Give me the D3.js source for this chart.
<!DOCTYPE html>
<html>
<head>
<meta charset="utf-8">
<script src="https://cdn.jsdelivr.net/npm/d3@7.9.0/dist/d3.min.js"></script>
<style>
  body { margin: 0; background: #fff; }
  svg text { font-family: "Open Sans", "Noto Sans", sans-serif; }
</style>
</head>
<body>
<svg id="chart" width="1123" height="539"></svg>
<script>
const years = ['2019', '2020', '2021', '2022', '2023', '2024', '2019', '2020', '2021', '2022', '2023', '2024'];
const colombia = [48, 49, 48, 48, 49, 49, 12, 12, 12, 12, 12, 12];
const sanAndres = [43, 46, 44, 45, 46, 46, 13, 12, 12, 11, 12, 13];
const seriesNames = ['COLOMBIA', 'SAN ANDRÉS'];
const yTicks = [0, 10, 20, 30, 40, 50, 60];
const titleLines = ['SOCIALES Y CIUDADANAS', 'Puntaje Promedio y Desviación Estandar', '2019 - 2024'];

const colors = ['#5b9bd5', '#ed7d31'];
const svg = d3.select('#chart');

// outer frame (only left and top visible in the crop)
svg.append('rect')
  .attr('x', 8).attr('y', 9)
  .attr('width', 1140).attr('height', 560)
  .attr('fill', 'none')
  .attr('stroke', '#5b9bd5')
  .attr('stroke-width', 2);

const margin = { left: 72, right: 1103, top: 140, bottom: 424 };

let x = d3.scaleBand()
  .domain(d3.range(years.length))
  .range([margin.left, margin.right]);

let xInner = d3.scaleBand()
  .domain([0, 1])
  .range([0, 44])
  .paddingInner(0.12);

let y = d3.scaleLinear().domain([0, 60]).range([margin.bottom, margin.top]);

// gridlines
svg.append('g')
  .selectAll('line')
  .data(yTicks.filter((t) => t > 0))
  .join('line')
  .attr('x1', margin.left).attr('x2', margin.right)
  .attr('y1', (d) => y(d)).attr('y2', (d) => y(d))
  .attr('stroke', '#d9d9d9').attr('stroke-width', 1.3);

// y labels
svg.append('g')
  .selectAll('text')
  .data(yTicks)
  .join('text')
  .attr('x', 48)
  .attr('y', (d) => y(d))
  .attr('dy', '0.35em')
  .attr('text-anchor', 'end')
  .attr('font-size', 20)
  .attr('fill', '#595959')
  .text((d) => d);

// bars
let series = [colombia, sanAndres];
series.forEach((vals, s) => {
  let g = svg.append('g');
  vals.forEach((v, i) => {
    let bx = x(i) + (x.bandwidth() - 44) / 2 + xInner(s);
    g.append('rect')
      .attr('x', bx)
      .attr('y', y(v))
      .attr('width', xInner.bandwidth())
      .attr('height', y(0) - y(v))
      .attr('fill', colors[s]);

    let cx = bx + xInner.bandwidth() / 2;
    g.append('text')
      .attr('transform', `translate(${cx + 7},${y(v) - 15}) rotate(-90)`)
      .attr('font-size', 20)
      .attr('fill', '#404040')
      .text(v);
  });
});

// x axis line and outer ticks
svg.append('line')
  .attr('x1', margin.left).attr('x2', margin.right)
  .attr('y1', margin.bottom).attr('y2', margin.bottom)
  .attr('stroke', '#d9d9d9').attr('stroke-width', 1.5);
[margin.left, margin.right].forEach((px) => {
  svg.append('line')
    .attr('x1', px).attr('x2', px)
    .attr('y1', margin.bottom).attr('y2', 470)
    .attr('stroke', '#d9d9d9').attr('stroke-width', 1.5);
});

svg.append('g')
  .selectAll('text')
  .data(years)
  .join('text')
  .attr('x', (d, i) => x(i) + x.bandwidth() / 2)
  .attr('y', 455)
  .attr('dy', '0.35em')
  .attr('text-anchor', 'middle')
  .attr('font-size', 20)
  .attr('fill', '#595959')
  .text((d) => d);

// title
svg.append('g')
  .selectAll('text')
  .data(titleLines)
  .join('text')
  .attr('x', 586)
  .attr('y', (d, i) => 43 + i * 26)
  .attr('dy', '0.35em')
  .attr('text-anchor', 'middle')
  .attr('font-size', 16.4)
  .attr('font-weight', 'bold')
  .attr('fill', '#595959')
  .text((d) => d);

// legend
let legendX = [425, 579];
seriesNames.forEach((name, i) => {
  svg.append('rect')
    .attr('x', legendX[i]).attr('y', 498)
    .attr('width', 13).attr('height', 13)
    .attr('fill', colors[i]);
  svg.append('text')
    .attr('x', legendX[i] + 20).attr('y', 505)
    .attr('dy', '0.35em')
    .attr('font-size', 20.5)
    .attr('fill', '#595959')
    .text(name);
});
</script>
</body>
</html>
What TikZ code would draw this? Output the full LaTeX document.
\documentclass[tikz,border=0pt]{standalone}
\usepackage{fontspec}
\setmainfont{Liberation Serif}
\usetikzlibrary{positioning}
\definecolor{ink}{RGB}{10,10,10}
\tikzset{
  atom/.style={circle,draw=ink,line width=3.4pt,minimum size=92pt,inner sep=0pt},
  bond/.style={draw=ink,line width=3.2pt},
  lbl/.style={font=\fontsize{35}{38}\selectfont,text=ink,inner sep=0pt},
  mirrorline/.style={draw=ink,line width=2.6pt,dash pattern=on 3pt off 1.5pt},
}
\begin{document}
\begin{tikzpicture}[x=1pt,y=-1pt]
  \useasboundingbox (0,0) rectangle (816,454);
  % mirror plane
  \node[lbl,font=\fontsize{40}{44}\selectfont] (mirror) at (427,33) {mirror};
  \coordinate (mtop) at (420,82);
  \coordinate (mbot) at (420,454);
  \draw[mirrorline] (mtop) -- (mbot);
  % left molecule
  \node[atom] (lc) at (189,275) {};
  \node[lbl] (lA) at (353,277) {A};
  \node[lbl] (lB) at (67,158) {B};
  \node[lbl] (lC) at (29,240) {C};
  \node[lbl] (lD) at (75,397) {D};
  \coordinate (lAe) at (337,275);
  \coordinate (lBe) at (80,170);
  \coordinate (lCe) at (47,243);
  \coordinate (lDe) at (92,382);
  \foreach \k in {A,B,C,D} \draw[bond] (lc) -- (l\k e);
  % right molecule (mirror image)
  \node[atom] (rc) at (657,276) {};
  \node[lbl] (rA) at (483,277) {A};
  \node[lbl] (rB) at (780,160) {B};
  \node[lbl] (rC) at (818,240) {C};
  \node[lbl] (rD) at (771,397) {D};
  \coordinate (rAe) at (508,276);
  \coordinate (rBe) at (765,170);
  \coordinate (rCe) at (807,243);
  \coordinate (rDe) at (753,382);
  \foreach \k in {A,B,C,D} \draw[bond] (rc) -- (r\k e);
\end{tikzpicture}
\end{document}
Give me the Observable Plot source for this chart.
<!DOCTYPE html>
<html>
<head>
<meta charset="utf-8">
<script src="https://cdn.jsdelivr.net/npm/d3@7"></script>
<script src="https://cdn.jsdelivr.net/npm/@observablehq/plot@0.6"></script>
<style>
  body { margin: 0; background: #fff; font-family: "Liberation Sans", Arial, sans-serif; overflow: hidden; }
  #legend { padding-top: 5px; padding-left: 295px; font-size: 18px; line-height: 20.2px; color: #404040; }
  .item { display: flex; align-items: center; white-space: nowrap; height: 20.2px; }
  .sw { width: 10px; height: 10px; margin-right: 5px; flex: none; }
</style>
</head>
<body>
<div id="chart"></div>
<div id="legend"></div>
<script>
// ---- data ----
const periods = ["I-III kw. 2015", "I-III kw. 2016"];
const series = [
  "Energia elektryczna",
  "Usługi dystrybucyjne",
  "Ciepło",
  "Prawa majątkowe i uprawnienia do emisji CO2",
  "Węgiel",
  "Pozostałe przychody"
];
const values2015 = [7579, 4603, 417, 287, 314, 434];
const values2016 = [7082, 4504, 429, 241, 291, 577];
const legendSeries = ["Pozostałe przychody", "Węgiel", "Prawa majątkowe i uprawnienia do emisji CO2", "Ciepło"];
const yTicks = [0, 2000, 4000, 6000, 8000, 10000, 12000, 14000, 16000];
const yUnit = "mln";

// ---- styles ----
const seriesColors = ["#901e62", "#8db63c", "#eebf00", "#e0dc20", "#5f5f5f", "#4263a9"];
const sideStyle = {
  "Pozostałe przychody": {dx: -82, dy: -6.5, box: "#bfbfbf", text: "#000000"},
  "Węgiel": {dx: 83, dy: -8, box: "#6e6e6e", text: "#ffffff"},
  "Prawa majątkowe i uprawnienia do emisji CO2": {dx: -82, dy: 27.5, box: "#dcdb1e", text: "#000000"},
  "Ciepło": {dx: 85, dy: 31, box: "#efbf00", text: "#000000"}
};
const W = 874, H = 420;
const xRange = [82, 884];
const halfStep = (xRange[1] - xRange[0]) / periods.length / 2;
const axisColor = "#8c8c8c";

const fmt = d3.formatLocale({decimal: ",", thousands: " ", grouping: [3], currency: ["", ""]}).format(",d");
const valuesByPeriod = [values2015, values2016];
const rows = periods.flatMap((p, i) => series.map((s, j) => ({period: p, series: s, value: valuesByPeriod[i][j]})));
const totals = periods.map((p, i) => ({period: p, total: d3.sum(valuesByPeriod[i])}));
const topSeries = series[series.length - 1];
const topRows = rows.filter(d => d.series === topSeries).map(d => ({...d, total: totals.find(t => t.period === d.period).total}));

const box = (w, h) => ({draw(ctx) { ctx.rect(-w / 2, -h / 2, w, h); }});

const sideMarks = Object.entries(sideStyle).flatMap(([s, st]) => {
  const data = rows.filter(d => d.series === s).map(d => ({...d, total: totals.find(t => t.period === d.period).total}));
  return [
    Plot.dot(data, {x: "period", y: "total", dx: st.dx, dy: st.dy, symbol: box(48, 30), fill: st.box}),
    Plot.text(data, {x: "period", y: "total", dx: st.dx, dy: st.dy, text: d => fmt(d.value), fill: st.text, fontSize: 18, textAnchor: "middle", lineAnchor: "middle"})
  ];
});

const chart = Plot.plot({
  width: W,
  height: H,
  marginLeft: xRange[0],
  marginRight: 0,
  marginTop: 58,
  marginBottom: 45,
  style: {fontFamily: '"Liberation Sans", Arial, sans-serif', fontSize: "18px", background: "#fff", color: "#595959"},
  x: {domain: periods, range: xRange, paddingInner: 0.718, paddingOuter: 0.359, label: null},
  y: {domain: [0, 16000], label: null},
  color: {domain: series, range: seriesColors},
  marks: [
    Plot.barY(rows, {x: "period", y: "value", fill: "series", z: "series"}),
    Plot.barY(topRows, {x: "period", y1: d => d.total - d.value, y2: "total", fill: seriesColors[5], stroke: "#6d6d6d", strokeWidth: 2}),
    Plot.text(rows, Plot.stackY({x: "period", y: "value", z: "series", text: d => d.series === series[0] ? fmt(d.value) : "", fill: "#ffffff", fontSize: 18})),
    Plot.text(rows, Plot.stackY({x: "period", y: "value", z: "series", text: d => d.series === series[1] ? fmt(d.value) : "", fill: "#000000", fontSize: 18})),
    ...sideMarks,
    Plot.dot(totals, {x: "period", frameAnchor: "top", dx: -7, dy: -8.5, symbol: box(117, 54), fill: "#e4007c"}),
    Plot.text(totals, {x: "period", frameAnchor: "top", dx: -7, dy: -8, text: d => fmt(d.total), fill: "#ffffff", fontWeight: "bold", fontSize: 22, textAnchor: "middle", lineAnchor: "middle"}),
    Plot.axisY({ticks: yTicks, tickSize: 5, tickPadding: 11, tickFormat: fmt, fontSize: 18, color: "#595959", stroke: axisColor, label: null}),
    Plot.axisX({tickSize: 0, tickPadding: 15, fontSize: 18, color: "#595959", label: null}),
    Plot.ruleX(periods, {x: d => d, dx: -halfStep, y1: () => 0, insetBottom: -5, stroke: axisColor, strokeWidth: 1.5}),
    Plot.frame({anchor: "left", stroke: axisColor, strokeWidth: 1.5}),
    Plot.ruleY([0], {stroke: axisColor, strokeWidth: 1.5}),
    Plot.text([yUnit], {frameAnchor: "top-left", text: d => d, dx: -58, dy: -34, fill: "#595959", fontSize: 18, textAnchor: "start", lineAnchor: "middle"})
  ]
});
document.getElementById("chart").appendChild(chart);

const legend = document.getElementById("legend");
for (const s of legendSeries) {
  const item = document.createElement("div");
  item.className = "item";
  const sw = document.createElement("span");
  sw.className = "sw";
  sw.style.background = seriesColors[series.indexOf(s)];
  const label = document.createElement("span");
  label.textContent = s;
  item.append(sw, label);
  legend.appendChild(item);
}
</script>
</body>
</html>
★ ★ ★ ★
Task statement —
Pull out the lines above in which the word "draw" appears.

Final result —
What TikZ code would draw this? Output the full LaTeX document.
  atom/.style={circle,draw=ink,line width=3.4pt,minimum size=92pt,inner sep=0pt},
  bond/.style={draw=ink,line width=3.2pt},
  mirrorline/.style={draw=ink,line width=2.6pt,dash pattern=on 3pt off 1.5pt},
  \draw[mirrorline] (mtop) -- (mbot);
  \foreach \k in {A,B,C,D} \draw[bond] (lc) -- (l\k e);
  \foreach \k in {A,B,C,D} \draw[bond] (rc) -- (r\k e);
const box = (w, h) => ({draw(ctx) { ctx.rect(-w / 2, -h / 2, w, h); }});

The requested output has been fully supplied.